*THE EXERCISE:* Extract the whole listing as it stands. Do not include the pictures.

== SUPPLIED MATERIAL ==

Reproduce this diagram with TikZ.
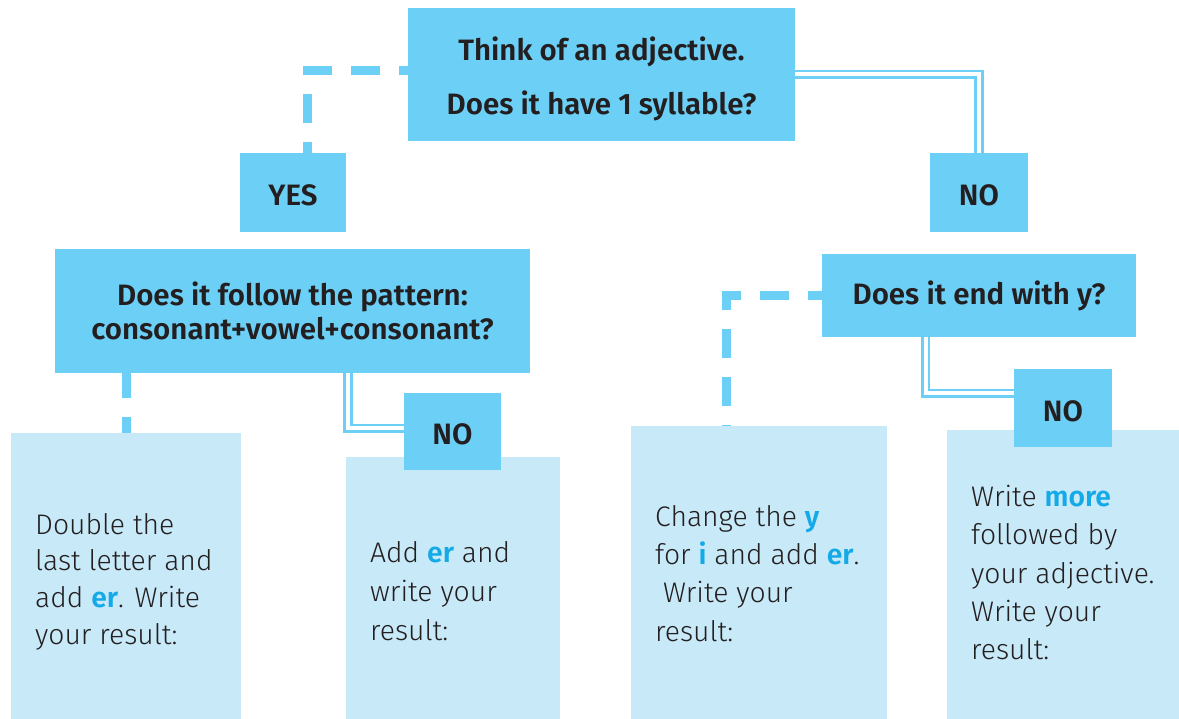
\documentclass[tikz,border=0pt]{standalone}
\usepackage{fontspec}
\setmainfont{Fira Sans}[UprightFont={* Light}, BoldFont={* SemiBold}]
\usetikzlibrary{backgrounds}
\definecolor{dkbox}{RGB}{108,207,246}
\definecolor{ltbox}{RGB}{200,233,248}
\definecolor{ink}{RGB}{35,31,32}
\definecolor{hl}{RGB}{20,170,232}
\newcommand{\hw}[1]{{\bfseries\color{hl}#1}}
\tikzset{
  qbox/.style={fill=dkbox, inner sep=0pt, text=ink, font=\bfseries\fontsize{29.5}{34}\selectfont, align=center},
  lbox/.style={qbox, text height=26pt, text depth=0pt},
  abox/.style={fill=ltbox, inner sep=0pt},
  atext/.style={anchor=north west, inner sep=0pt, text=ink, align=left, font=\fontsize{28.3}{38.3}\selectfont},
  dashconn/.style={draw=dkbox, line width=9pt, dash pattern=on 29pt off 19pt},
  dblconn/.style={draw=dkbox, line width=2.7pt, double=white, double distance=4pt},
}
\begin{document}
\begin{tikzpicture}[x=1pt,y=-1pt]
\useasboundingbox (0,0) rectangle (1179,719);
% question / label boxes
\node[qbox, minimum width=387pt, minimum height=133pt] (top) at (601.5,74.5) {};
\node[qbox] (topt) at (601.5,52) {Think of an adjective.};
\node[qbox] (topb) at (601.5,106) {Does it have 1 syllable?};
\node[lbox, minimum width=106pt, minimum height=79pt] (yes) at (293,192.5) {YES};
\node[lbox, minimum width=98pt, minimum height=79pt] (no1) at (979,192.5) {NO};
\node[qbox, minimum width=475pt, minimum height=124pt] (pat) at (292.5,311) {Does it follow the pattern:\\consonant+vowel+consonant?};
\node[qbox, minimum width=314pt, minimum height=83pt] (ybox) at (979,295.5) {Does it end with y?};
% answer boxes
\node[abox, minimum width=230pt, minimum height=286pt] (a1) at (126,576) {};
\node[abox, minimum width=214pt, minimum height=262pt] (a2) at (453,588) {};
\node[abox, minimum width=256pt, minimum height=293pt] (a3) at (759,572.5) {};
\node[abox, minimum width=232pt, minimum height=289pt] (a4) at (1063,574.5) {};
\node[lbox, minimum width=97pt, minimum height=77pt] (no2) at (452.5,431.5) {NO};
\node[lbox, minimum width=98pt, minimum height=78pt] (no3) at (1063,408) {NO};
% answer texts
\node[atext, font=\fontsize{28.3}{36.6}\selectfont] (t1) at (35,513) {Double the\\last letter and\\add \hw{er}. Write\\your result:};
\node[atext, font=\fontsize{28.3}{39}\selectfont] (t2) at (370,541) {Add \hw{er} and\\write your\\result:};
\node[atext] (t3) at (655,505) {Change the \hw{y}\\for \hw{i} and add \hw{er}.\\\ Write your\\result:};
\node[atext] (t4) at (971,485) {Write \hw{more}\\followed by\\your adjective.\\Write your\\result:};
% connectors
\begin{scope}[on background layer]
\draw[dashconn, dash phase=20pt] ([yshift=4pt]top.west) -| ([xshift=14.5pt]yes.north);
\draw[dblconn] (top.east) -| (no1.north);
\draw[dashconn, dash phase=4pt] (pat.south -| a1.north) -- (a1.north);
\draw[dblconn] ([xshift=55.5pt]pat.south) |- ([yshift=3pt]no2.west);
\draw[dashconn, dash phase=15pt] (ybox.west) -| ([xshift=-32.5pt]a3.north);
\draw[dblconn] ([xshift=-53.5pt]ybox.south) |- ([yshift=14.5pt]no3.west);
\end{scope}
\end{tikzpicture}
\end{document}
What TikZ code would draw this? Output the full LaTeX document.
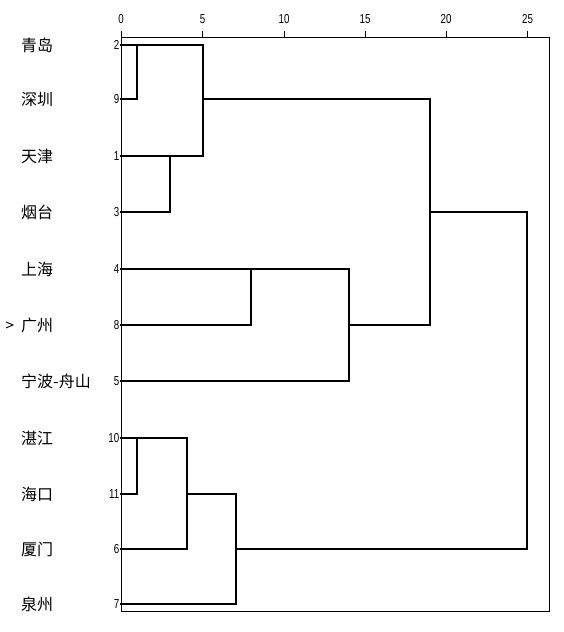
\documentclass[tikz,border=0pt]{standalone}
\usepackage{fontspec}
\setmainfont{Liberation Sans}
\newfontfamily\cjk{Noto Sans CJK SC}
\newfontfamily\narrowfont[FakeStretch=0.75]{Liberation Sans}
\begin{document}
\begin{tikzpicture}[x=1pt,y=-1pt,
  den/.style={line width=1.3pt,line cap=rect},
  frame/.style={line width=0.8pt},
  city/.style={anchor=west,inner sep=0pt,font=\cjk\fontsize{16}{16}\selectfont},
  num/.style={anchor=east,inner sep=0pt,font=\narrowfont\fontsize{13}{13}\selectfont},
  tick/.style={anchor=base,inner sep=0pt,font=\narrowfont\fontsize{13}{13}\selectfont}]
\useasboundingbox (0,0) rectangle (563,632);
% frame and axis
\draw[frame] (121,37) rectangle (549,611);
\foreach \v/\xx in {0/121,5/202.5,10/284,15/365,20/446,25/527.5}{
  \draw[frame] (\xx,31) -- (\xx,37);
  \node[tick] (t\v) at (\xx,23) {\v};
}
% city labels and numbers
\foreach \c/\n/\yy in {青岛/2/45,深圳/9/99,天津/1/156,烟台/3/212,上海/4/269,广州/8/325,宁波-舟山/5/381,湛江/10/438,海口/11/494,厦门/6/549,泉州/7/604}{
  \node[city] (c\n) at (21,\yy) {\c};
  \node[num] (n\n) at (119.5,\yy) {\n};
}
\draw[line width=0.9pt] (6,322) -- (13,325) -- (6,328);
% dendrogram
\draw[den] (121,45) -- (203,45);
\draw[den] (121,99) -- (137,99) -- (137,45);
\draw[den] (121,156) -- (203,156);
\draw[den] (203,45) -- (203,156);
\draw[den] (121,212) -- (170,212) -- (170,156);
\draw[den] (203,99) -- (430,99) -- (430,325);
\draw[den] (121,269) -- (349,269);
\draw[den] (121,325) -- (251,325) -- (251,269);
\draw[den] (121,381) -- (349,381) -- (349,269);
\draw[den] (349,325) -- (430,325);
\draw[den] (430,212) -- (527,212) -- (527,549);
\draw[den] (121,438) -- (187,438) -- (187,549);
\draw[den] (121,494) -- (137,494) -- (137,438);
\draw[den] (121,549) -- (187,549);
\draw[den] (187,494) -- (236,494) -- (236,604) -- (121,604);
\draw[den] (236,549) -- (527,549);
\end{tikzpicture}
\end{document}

===

*ANSWER TO THE TASK:*
Reproduce this diagram with TikZ.
\documentclass[tikz,border=0pt]{standalone}
\usepackage{fontspec}
\setmainfont{Fira Sans}[UprightFont={* Light}, BoldFont={* SemiBold}]
\usetikzlibrary{backgrounds}
\definecolor{dkbox}{RGB}{108,207,246}
\definecolor{ltbox}{RGB}{200,233,248}
\definecolor{ink}{RGB}{35,31,32}
\definecolor{hl}{RGB}{20,170,232}
\newcommand{\hw}[1]{{\bfseries\color{hl}#1}}
\tikzset{
  qbox/.style={fill=dkbox, inner sep=0pt, text=ink, font=\bfseries\fontsize{29.5}{34}\selectfont, align=center},
  lbox/.style={qbox, text height=26pt, text depth=0pt},
  abox/.style={fill=ltbox, inner sep=0pt},
  atext/.style={anchor=north west, inner sep=0pt, text=ink, align=left, font=\fontsize{28.3}{38.3}\selectfont},
  dashconn/.style={draw=dkbox, line width=9pt, dash pattern=on 29pt off 19pt},
  dblconn/.style={draw=dkbox, line width=2.7pt, double=white, double distance=4pt},
}
\begin{document}
\begin{tikzpicture}[x=1pt,y=-1pt]
\useasboundingbox (0,0) rectangle (1179,719);
% question / label boxes
\node[qbox, minimum width=387pt, minimum height=133pt] (top) at (601.5,74.5) {};
\node[qbox] (topt) at (601.5,52) {Think of an adjective.};
\node[qbox] (topb) at (601.5,106) {Does it have 1 syllable?};
\node[lbox, minimum width=106pt, minimum height=79pt] (yes) at (293,192.5) {YES};
\node[lbox, minimum width=98pt, minimum height=79pt] (no1) at (979,192.5) {NO};
\node[qbox, minimum width=475pt, minimum height=124pt] (pat) at (292.5,311) {Does it follow the pattern:\\consonant+vowel+consonant?};
\node[qbox, minimum width=314pt, minimum height=83pt] (ybox) at (979,295.5) {Does it end with y?};
% answer boxes
\node[abox, minimum width=230pt, minimum height=286pt] (a1) at (126,576) {};
\node[abox, minimum width=214pt, minimum height=262pt] (a2) at (453,588) {};
\node[abox, minimum width=256pt, minimum height=293pt] (a3) at (759,572.5) {};
\node[abox, minimum width=232pt, minimum height=289pt] (a4) at (1063,574.5) {};
\node[lbox, minimum width=97pt, minimum height=77pt] (no2) at (452.5,431.5) {NO};
\node[lbox, minimum width=98pt, minimum height=78pt] (no3) at (1063,408) {NO};
% answer texts
\node[atext, font=\fontsize{28.3}{36.6}\selectfont] (t1) at (35,513) {Double the\\last letter and\\add \hw{er}. Write\\your result:};
\node[atext, font=\fontsize{28.3}{39}\selectfont] (t2) at (370,541) {Add \hw{er} and\\write your\\result:};
\node[atext] (t3) at (655,505) {Change the \hw{y}\\for \hw{i} and add \hw{er}.\\\ Write your\\result:};
\node[atext] (t4) at (971,485) {Write \hw{more}\\followed by\\your adjective.\\Write your\\result:};
% connectors
\begin{scope}[on background layer]
\draw[dashconn, dash phase=20pt] ([yshift=4pt]top.west) -| ([xshift=14.5pt]yes.north);
\draw[dblconn] (top.east) -| (no1.north);
\draw[dashconn, dash phase=4pt] (pat.south -| a1.north) -- (a1.north);
\draw[dblconn] ([xshift=55.5pt]pat.south) |- ([yshift=3pt]no2.west);
\draw[dashconn, dash phase=15pt] (ybox.west) -| ([xshift=-32.5pt]a3.north);
\draw[dblconn] ([xshift=-53.5pt]ybox.south) |- ([yshift=14.5pt]no3.west);
\end{scope}
\end{tikzpicture}
\end{document}
What TikZ code would draw this? Output the full LaTeX document.
\documentclass[tikz,border=0pt]{standalone}
\usepackage{fontspec}
\setmainfont{Liberation Sans}
\newfontfamily\cjk{Noto Sans CJK SC}
\newfontfamily\narrowfont[FakeStretch=0.75]{Liberation Sans}
\begin{document}
\begin{tikzpicture}[x=1pt,y=-1pt,
  den/.style={line width=1.3pt,line cap=rect},
  frame/.style={line width=0.8pt},
  city/.style={anchor=west,inner sep=0pt,font=\cjk\fontsize{16}{16}\selectfont},
  num/.style={anchor=east,inner sep=0pt,font=\narrowfont\fontsize{13}{13}\selectfont},
  tick/.style={anchor=base,inner sep=0pt,font=\narrowfont\fontsize{13}{13}\selectfont}]
\useasboundingbox (0,0) rectangle (563,632);
% frame and axis
\draw[frame] (121,37) rectangle (549,611);
\foreach \v/\xx in {0/121,5/202.5,10/284,15/365,20/446,25/527.5}{
  \draw[frame] (\xx,31) -- (\xx,37);
  \node[tick] (t\v) at (\xx,23) {\v};
}
% city labels and numbers
\foreach \c/\n/\yy in {青岛/2/45,深圳/9/99,天津/1/156,烟台/3/212,上海/4/269,广州/8/325,宁波-舟山/5/381,湛江/10/438,海口/11/494,厦门/6/549,泉州/7/604}{
  \node[city] (c\n) at (21,\yy) {\c};
  \node[num] (n\n) at (119.5,\yy) {\n};
}
\draw[line width=0.9pt] (6,322) -- (13,325) -- (6,328);
% dendrogram
\draw[den] (121,45) -- (203,45);
\draw[den] (121,99) -- (137,99) -- (137,45);
\draw[den] (121,156) -- (203,156);
\draw[den] (203,45) -- (203,156);
\draw[den] (121,212) -- (170,212) -- (170,156);
\draw[den] (203,99) -- (430,99) -- (430,325);
\draw[den] (121,269) -- (349,269);
\draw[den] (121,325) -- (251,325) -- (251,269);
\draw[den] (121,381) -- (349,381) -- (349,269);
\draw[den] (349,325) -- (430,325);
\draw[den] (430,212) -- (527,212) -- (527,549);
\draw[den] (121,438) -- (187,438) -- (187,549);
\draw[den] (121,494) -- (137,494) -- (137,438);
\draw[den] (121,549) -- (187,549);
\draw[den] (187,494) -- (236,494) -- (236,604) -- (121,604);
\draw[den] (236,549) -- (527,549);
\end{tikzpicture}
\end{document}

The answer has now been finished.